A Note to Guitarists: I regularly get emails from guitarists, and I see posts on the various forums, saying it would be nice if I would write more of my reviews with a focus on guitar, instead of just bass. There are three reasons for my choices and bias:
1) Between the player and the instrument, bass typically has a much wider dynamic range than a guitar signal, as well as the extended low frequency range. So with bass it is much harder to get good/useful results from any compressor. In fact with guitar, it is positively easy--the cheapest MXR pedal will perform like a champ in most guitar roles. Sure, a golden-ears tone hound may reasonably want the best Ross clone money can buy, but that's good enough for most, they will stop hunting at that point. A bass player still has to contend with whether the threshold is appropriate for their instrument, whether they are getting adequate peak limiting without squashing their signal too much, whether the low end is getting rolled off, whether they can smoothly transition from fingerstyle to slap, and so on. Also, guitarists are accustomed to hearing the noise floor get boosted every time they step on a high-gain distortion, flanger, spring reverb, etc., so the noise from a compressor may be no big deal; while the average bassist just expects one consistent low noise level from their rig. So again a guitarist may decide they're happy with a compressor long before a bassist has found something even adequate to their purpose.
2) The original reason I started my reviewing was because there were already a lot of internet resources talking about guitar compressors, but hardly anything out there for bass. I can see why it would be nice for my site to be a comprehensive one-stop-shop, but with a little bit of Google and forum searching, any guitarist can find all the compressor opinions they'd ever want.
3) I always make sure to spend a good amount of time playing the high notes on the bass, strumming chords, using a pick, and listening very carefully to the upper-harmonic content and noise. I also use a Bass VI tuned E-E. So in a way, I am playing guitar and including that perspective in my reviews. Sure, a guitar has higher notes, but I can both hear and measure (RTA) any high-frequency rolloff or emphasis.

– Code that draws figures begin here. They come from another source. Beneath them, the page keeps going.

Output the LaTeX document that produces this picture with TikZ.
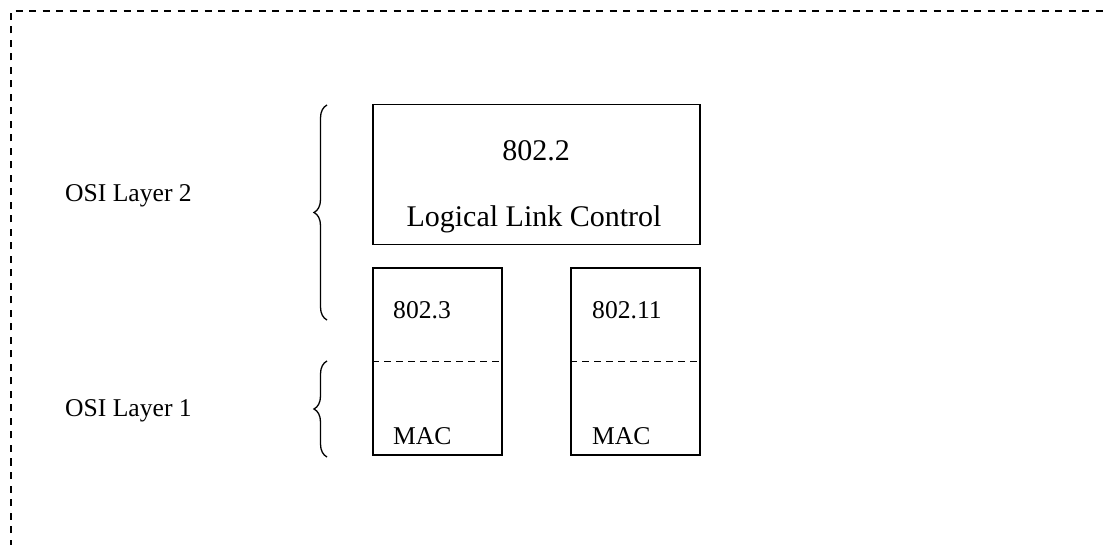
\documentclass[tikz,border=0pt]{standalone}
\usepackage{fontspec}
\setmainfont{Liberation Serif}
\usetikzlibrary{decorations.pathreplacing}
\begin{document}
\begin{tikzpicture}[x=1pt,y=-1pt,
  boxline/.style={line width=1.5pt},
  layerbox/.style={boxline,draw,rectangle,inner sep=0pt},
  smalltext/.style={font=\fontsize{25.6}{30}\selectfont,inner sep=0pt},
  bigtext/.style={font=\fontsize{30}{36}\selectfont,inner sep=0pt},
  bordash/.style={line width=1.4pt,dash pattern=on 7pt off 6.5pt},
  innerdash/.style={line width=1.6pt,dash pattern=on 7pt off 5pt},
  bracestyle/.style={line width=1.3pt,decorate,decoration={brace,amplitude=13pt}}]
\useasboundingbox (0,0) rectangle (1104,545);
% outer dashed frame
\coordinate (fbl) at (11,560);
\coordinate (ftl) at (11,11);
\coordinate (ftr) at (1120,11);
\begin{scope}
\clip (0,0) rectangle (1104,545);
\draw[bordash] (fbl) -- (ftl) -- (ftr);
\end{scope}
% boxes
\node[layerbox,minimum width=327pt,minimum height=140pt] (llc) at (536.5,174.5) {};
\node[layerbox,minimum width=129pt,minimum height=187pt] (b3) at (437.5,361.5) {};
\node[layerbox,minimum width=129pt,minimum height=187pt] (b11) at (635.5,361.5) {};
\draw[innerdash] (b3.west) -- (b3.east);
\draw[innerdash] (b11.west) -- (b11.east);
% texts
\node[bigtext] (t8022) at (536,151) {802.2};
\node[bigtext] (tllc) at (534,219) {Logical Link Control};
\node[smalltext,anchor=base west] (t8023) at (393,319) {802.3};
\node[smalltext,anchor=base west] (tmac1) at (393,445) {MAC};
\node[smalltext,anchor=base west] (t80211) at (592,319) {802.11};
\node[smalltext,anchor=base west] (tmac2) at (592,445) {MAC};
\node[smalltext,anchor=base west] (osi2) at (65,202) {OSI Layer 2};
\node[smalltext,anchor=base west] (osi1) at (65,417) {OSI Layer 1};
% braces
\coordinate (b2top) at (327,105);
\coordinate (b2bot) at (327,320);
\coordinate (b1top) at (327,361);
\coordinate (b1bot) at (327,457);
\draw[bracestyle] (b2bot) -- (b2top);
\draw[bracestyle] (b1bot) -- (b1top);
\end{tikzpicture}
\end{document}
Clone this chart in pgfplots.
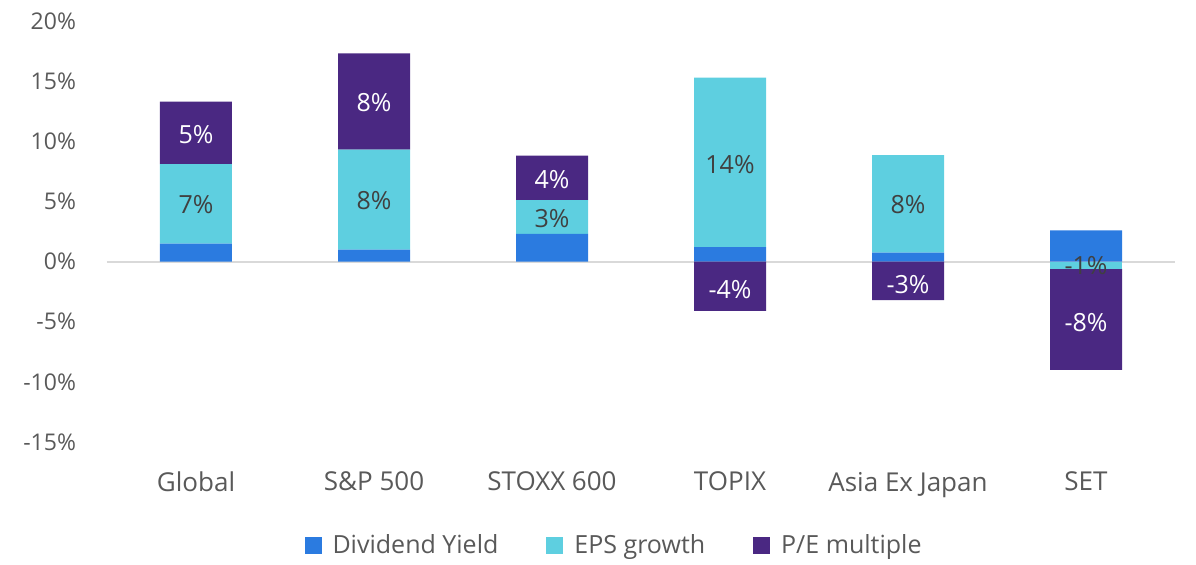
\documentclass[border=0pt]{standalone}
\usepackage{pgfplots}
\pgfplotsset{compat=1.18}
\usepackage{fontspec}
\setmainfont{Open Sans}
\definecolor{divc}{HTML}{2B7BE0}
\definecolor{epsc}{HTML}{5ECFE0}
\definecolor{pec}{HTML}{4A2882}
\definecolor{txt}{HTML}{595959}
\definecolor{lbl}{HTML}{404040}
\pgfplotsset{
  base/.style={
    at={(0,0)}, anchor=south west,
    scale only axis, width=534pt, height=210.5pt,
    xmin=-0.5, xmax=5.5, ymin=-15, ymax=20,
  },
  hid/.style={base, hide axis},
}
\begin{document}
\begin{tikzpicture}
% base axis: ticks, labels and zero line
\begin{axis}[base,
  axis line style={draw=none},
  major tick length=0pt,
  xtick={0,1,2,3,4,5},
  xticklabels={Global, S\&P 500, STOXX 600, TOPIX, Asia Ex Japan, SET},
  ytick={-15,-10,-5,0,5,10,15,20},
  yticklabels={-15\%,-10\%,-5\%,0\%,5\%,10\%,15\%,20\%},
  yticklabel style={text=txt, xshift=-12pt, font=\fontsize{11.5}{13}\selectfont},
  xticklabel style={text=txt, yshift=-11.5pt, font=\fontsize{13}{15}\selectfont},
]
\addplot[draw=gray!30, line width=1pt, mark=none] coordinates {(-0.5,0) (5.5,0)};
\end{axis}
% positive stack
\begin{axis}[hid,
  ybar stacked, bar width=36pt,
  legend style={draw=none, fill=none, at={(0.4757,-0.2447)}, anchor=center,
    legend columns=3, font=\fontsize{12.5}{14}\selectfont, text=txt,
    /tikz/every odd column/.append style={column sep=3.5pt},
    /tikz/every even column/.append style={column sep=22pt},
    legend cell align=left},
  legend image code/.code={\fill[#1] (0pt,-4.25pt) rectangle (8.5pt,4.25pt);},
]
\addplot[fill=divc, draw=none] coordinates {(0,1.5) (1,1.0) (2,2.3) (3,1.2) (4,0.75) (5,2.6)};
\addlegendentry{Dividend Yield}
\addplot[fill=epsc, draw=none] coordinates {(0,6.6) (1,8.3) (2,2.8) (3,14.1) (4,8.1) (5,0)};
\addlegendentry{EPS growth}
\addplot[fill=pec, draw=none] coordinates {(0,5.2) (1,8.0) (2,3.7) (3,0) (4,0) (5,0)};
\addlegendentry{P/E multiple}
\end{axis}
% negative stack
\begin{axis}[hid, ybar stacked, bar width=36pt]
\addplot[fill=epsc, draw=none] coordinates {(0,0) (1,0) (2,0) (3,0) (4,0) (5,-0.6)};
\addplot[fill=pec, draw=none] coordinates {(0,0) (1,0) (2,0) (3,-4.1) (4,-3.2) (5,-8.4)};
\end{axis}
% data labels
\begin{axis}[hid, point meta=explicit symbolic]
\addplot[draw=none, mark=none, nodes near coords,
  every node near coord/.style={anchor=center, text=lbl, font=\fontsize{12.5}{14}\selectfont}]
  coordinates {(0,4.7) [7\%] (1,5.1) [8\%] (2,3.6) [3\%] (3,8.1) [14\%] (4,4.7) [8\%] (5,-0.3) [-1\%]};
\addplot[draw=none, mark=none, nodes near coords,
  every node near coord/.style={anchor=center, text=white, font=\fontsize{12.5}{14}\selectfont}]
  coordinates {(0,10.6) [5\%] (1,13.2) [8\%] (2,6.8) [4\%] (3,-2.3) [-4\%] (4,-1.9) [-3\%] (5,-5.1) [-8\%]};
\end{axis}
\path[use as bounding box] (-53.5pt,-59pt) rectangle (544.5pt,221pt);
\end{tikzpicture}
\end{document}
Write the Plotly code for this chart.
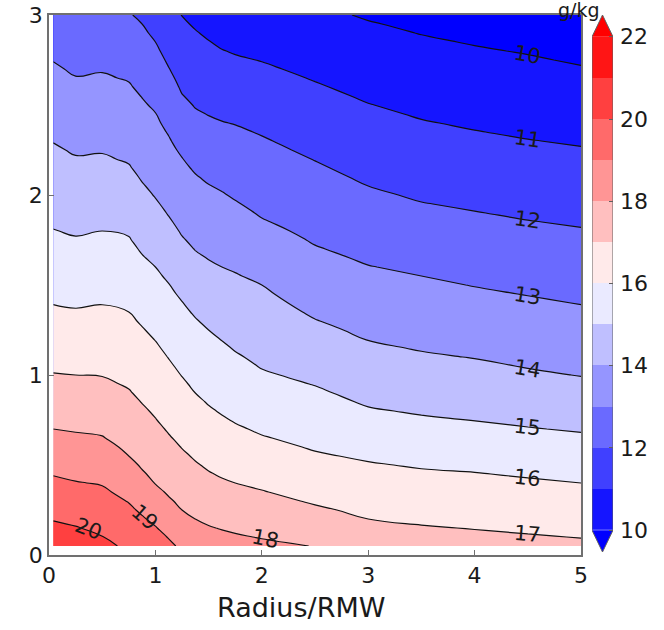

So, I mean no offense to my higher-pitched brethren, but honestly my focus and bias will stay pretty much the same. I may soon include spectrum analysis graphs on my review pages, to clear up any questions about frequency response. Eventually (maybe in a few years) I do plan to expand my site to include software compressors, studio-oriented units such as API 500 series modules, and commentary about mixdown, vocalists, and other recording/PA compression topics--and that may include material of special interest to guitarists.